The National Park Service doesn't make it easy to see the historic fort site--which is great, in my opinion. While there is an ADA-access road to a visitor center on the far eastern side of the saddle, most people must make the journey to a parking area up a winding dirt road coming from the west. From there, grab your water and camera, because you're going on a hike. A 1.5-mile trail, peppered with interpretive signs at key points along the way, takes you to a cemetery (words can't describe this site where more than 100 people are interred and the prevailing sound is wind rustling the overgrown grass), old stagecoach trails, remnants of a Butterfield stagecoach stop, and Apache Spring. Ah...that's why this fort is located in the middle of freaking nowhere. Water.









Apache Spring; it doesn't look like much,
but without it, here'd be nothin'
Then, over the last rise...the fort. Any wooden structure is gone, the wood and roofing timbers removed long ago by adjacent landowners after the fort was disbanded. Rock foundation and adobe-walled ruins are pretty much all that remains. Interpretive signs are tastefully placed, using historic photographs from the very vantage point where you're standing, and show what the fort looked like in its heyday.







Corresponding sign to above photo


Corresponding sign to above photo



The Fort, and above, what stands now

Perhaps my favorite sign ever


The Fort was active throughout the days of both
Cochise and Geronimo


After a long meander through the ruins, we hoofed it back to the truck, and headed to the small town of Bowie, where hey, what's that? Another vineyard! One last tasting at Fort Bowie Vineyards, a purchase of a bottle or four of wine and some local pistachios and pecans, and time to head home.

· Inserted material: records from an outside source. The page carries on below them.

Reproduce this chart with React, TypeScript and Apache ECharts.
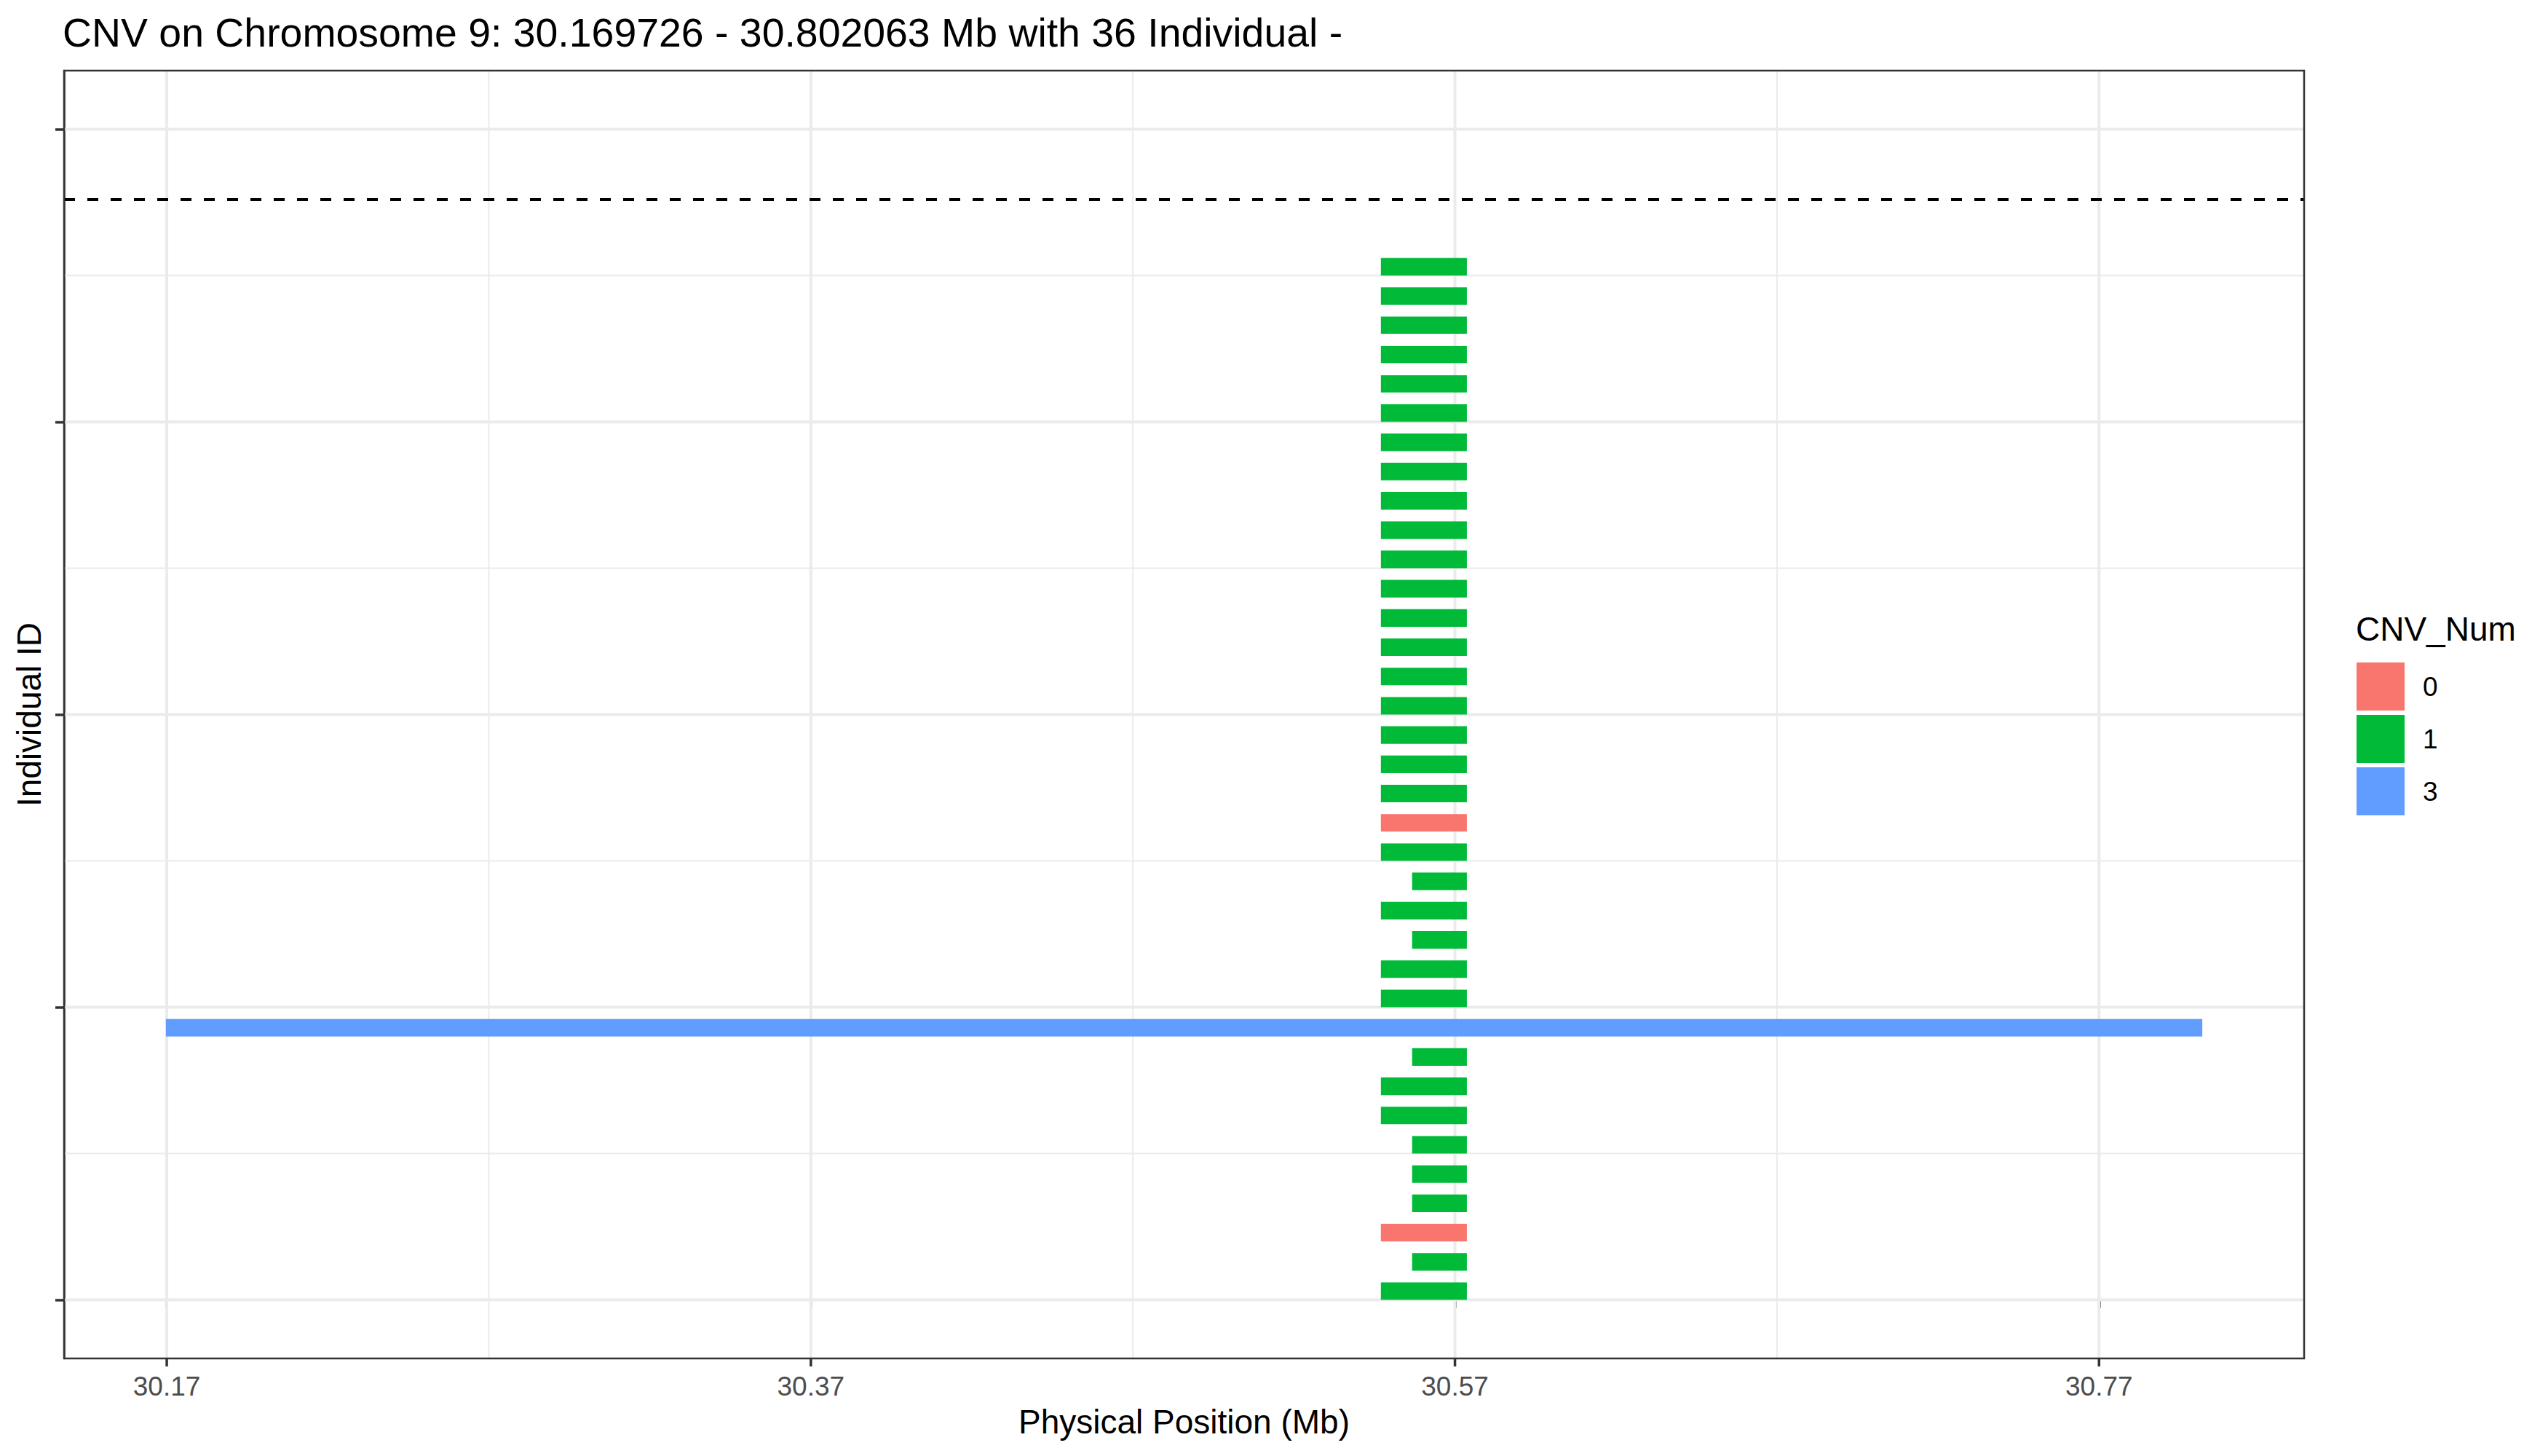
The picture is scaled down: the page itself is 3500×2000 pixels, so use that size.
import React, { useEffect, useRef } from "react";
import * as echarts from "echarts";

// ---- Data ----
const titleText = "CNV on Chromosome 9: 30.169726 - 30.802063 Mb with 36 Individual -";
const individualIndex = [
  0, 1, 2, 3, 4, 5, 6, 7, 8, 9, 10, 11, 12, 13, 14, 15, 16, 17,
  18, 19, 20, 21, 22, 23, 24, 25, 26, 27, 28, 29, 30, 31, 32, 33, 34, 35,
];
const cnvStart = [
  30.547, 30.5567, 30.547, 30.5567, 30.5567, 30.5567, 30.547, 30.547, 30.5567,
  30.169726, 30.547, 30.547, 30.5567, 30.547, 30.5567, 30.547, 30.547, 30.547,
  30.547, 30.547, 30.547, 30.547, 30.547, 30.547, 30.547, 30.547, 30.547,
  30.547, 30.547, 30.547, 30.547, 30.547, 30.547, 30.547, 30.547, 30.547,
];
const cnvEnd = [
  30.5737, 30.5737, 30.5737, 30.5737, 30.5737, 30.5737, 30.5737, 30.5737, 30.5737,
  30.802063, 30.5737, 30.5737, 30.5737, 30.5737, 30.5737, 30.5737, 30.5737, 30.5737,
  30.5737, 30.5737, 30.5737, 30.5737, 30.5737, 30.5737, 30.5737, 30.5737, 30.5737,
  30.5737, 30.5737, 30.5737, 30.5737, 30.5737, 30.5737, 30.5737, 30.5737, 30.5737,
];
const cnvNum = [
  1, 1, 0, 1, 1, 1, 1, 1, 1, 3, 1, 1, 1, 1, 1, 1, 0, 1,
  1, 1, 1, 1, 1, 1, 1, 1, 1, 1, 1, 1, 1, 1, 1, 1, 1, 1,
];
const cnvLevels = [0, 1, 3];
const barThickness = 0.6; // in individual-index units
const dashedLineY = 37.6;
const xLimits = [30.138109, 30.83368];
const yLimits = [-2, 42];
const xMajorTicks = [30.17, 30.37, 30.57, 30.77];
const xMinorTicks = [30.27, 30.47, 30.67];
const yMajorTicks = [0, 10, 20, 30, 40];
const yMinorTicks = [5, 15, 25, 35];

// ---- Styles ----
const levelColors = ["#F8766D", "#00BA38", "#619CFF"];
const FONT = "'Liberation Sans', Arial, Helvetica, sans-serif";
const GRID_COLOR = "#EBEBEB";
const AXIS_COLOR = "#333333";

export default function App() {
  const ref = useRef<HTMLDivElement>(null);

  useEffect(() => {
    if (!ref.current) return;
    const chart = echarts.init(ref.current, null, { renderer: "svg" });

    const hGrid = (values: number[], width: number, name: string) => ({
      type: "custom",
      name,
      silent: true,
      z: 1,
      data: values.map((v) => [xLimits[0], v]),
      renderItem: (params: any, api: any) => {
        const cs = params.coordSys;
        const y = api.coord([api.value(0), api.value(1)])[1];
        return {
          type: "line",
          shape: { x1: cs.x, y1: y, x2: cs.x + cs.width, y2: y },
          style: { stroke: GRID_COLOR, lineWidth: width },
        };
      },
    });
    const vGrid = (values: number[], width: number, name: string) => ({
      type: "custom",
      name,
      silent: true,
      z: 1,
      data: values.map((v) => [v, yLimits[0]]),
      renderItem: (params: any, api: any) => {
        const cs = params.coordSys;
        const x = api.coord([api.value(0), api.value(1)])[0];
        return {
          type: "line",
          shape: { x1: x, y1: cs.y, x2: x, y2: cs.y + cs.height },
          style: { stroke: GRID_COLOR, lineWidth: width },
        };
      },
    });
    // x-axis tick marks, drawn just below the panel
    const xTickMarks = {
      type: "custom",
      name: "xTickMarks",
      silent: true,
      clip: false,
      z: 11,
      data: xMajorTicks.map((v) => [v, yLimits[0]]),
      renderItem: (params: any, api: any) => {
        const cs = params.coordSys;
        const x = api.coord([api.value(0), api.value(1)])[0];
        const y0 = cs.y + cs.height;
        return {
          type: "line",
          shape: { x1: x, y1: y0, x2: x, y2: y0 + 11 },
          style: { stroke: AXIS_COLOR, lineWidth: 3.5 },
        };
      },
    };

    const barSeries = cnvLevels.map((lvl, li) => {
      const data = individualIndex
        .filter((i) => cnvNum[i] === lvl)
        .map((i) => [cnvStart[i], cnvEnd[i], i]);
      const color = levelColors[li];
      const s: any = {
        type: "custom",
        name: String(lvl),
        z: 3,
        itemStyle: { color },
        encode: { x: [0, 1], y: 2 },
        data,
        renderItem: (params: any, api: any) => {
          const p0 = api.coord([api.value(0), api.value(2)]);
          const p1 = api.coord([api.value(1), api.value(2) + barThickness]);
          return {
            type: "rect",
            shape: {
              x: p0[0],
              y: p1[1],
              width: p1[0] - p0[0],
              height: p0[1] - p1[1],
            },
            style: { fill: color },
          };
        },
      };
      if (lvl === 1) {
        s.markLine = {
          silent: true,
          symbol: ["none", "none"],
          label: { show: false },
          lineStyle: { color: "#000000", width: 4, type: [15, 17] },
          data: [{ yAxis: dashedLineY }],
          z: 4,
        };
      }
      return s;
    });

    const option: any = {
      animation: false,
      backgroundColor: "#FFFFFF",
      textStyle: { fontFamily: FONT },
      title: {
        text: titleText,
        left: 86,
        top: 17,
        padding: 0,
        textStyle: {
          fontFamily: FONT,
          fontSize: 55.4,
          fontWeight: "normal",
          color: "#000000",
        },
      },
      grid: {
        left: 88,
        top: 97,
        right: 335,
        bottom: 134,
        show: true,
        z: 10,
        backgroundColor: "transparent",
        borderColor: AXIS_COLOR,
        borderWidth: 2.5,
      },
      legend: {
        data: cnvLevels.map(String),
        orient: "vertical",
        left: 3237,
        top: 910,
        padding: 0,
        itemWidth: 66,
        itemHeight: 66,
        itemGap: 6,
        icon: "rect",
        selectedMode: false,
        textStyle: {
          fontFamily: FONT,
          fontSize: 37,
          color: "#000000",
          padding: [0, 0, 0, 20],
        },
      },
      xAxis: {
        type: "value",
        min: xLimits[0],
        max: xLimits[1],
        name: "Physical Position (Mb)",
        nameLocation: "middle",
        nameGap: 64,
        nameTextStyle: { fontFamily: FONT, fontSize: 46, color: "#000000" },
        axisLine: { show: true, lineStyle: { color: AXIS_COLOR, width: 2.5 } },
        axisTick: {
          show: true,
          customValues: xMajorTicks,
          length: 11,
          lineStyle: { color: AXIS_COLOR, width: 3.5 },
        },
        axisLabel: {
          show: true,
          customValues: xMajorTicks,
          margin: 20,
          fontFamily: FONT,
          fontSize: 37,
          color: "#4D4D4D",
          formatter: (v: number) => v.toFixed(2),
        },
        splitLine: { show: false },
        minorSplitLine: { show: false },
      },
      yAxis: {
        type: "value",
        min: yLimits[0],
        max: yLimits[1],
        name: "Individual ID",
        nameLocation: "middle",
        nameRotate: 90,
        nameGap: 25,
        nameTextStyle: { fontFamily: FONT, fontSize: 46, color: "#000000" },
        axisLine: { show: true, lineStyle: { color: AXIS_COLOR, width: 2.5 } },
        axisTick: {
          show: true,
          customValues: yMajorTicks,
          length: 12,
          lineStyle: { color: AXIS_COLOR, width: 3.5 },
        },
        axisLabel: { show: false },
        splitLine: { show: false },
        minorSplitLine: { show: false },
      },
      series: [
        hGrid(yMinorTicks, 2, "gridYMinor"),
        vGrid(xMinorTicks, 2, "gridXMinor"),
        hGrid(yMajorTicks, 4, "gridYMajor"),
        vGrid(xMajorTicks, 4, "gridXMajor"),
        ...barSeries,
        xTickMarks,
      ],
      graphic: [
        {
          type: "text",
          left: 3236,
          top: 841,
          style: {
            text: "CNV_Num",
            fontFamily: FONT,
            fontSize: 46,
            fill: "#000000",
          },
        },
      ],
    };

    chart.setOption(option);
    return () => chart.dispose();
  }, []);

  return (
    <div
      ref={ref}
      style={{ position: "fixed", left: 0, top: 0, width: 3500, height: 2000 }}
    />
  );
}
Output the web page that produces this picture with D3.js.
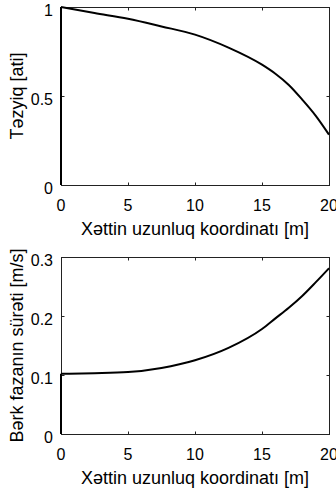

Cochise County. There is no doubt history is part of its present, because you can feel it. Seeing the fallow, scrub-filled agricultural fields, one wonders what the future holds, as water--once again--is the driving force that makes all things possible. Then, dig just a bit deeper and meet the people who have been drawn back, like Cassie--or who refuse to leave, like the Holcombs--or who come to start anew, like any of the winery owners. There is indeed a sense of future here. One can only hope that they, too, are okay with bringing the past along for the ride.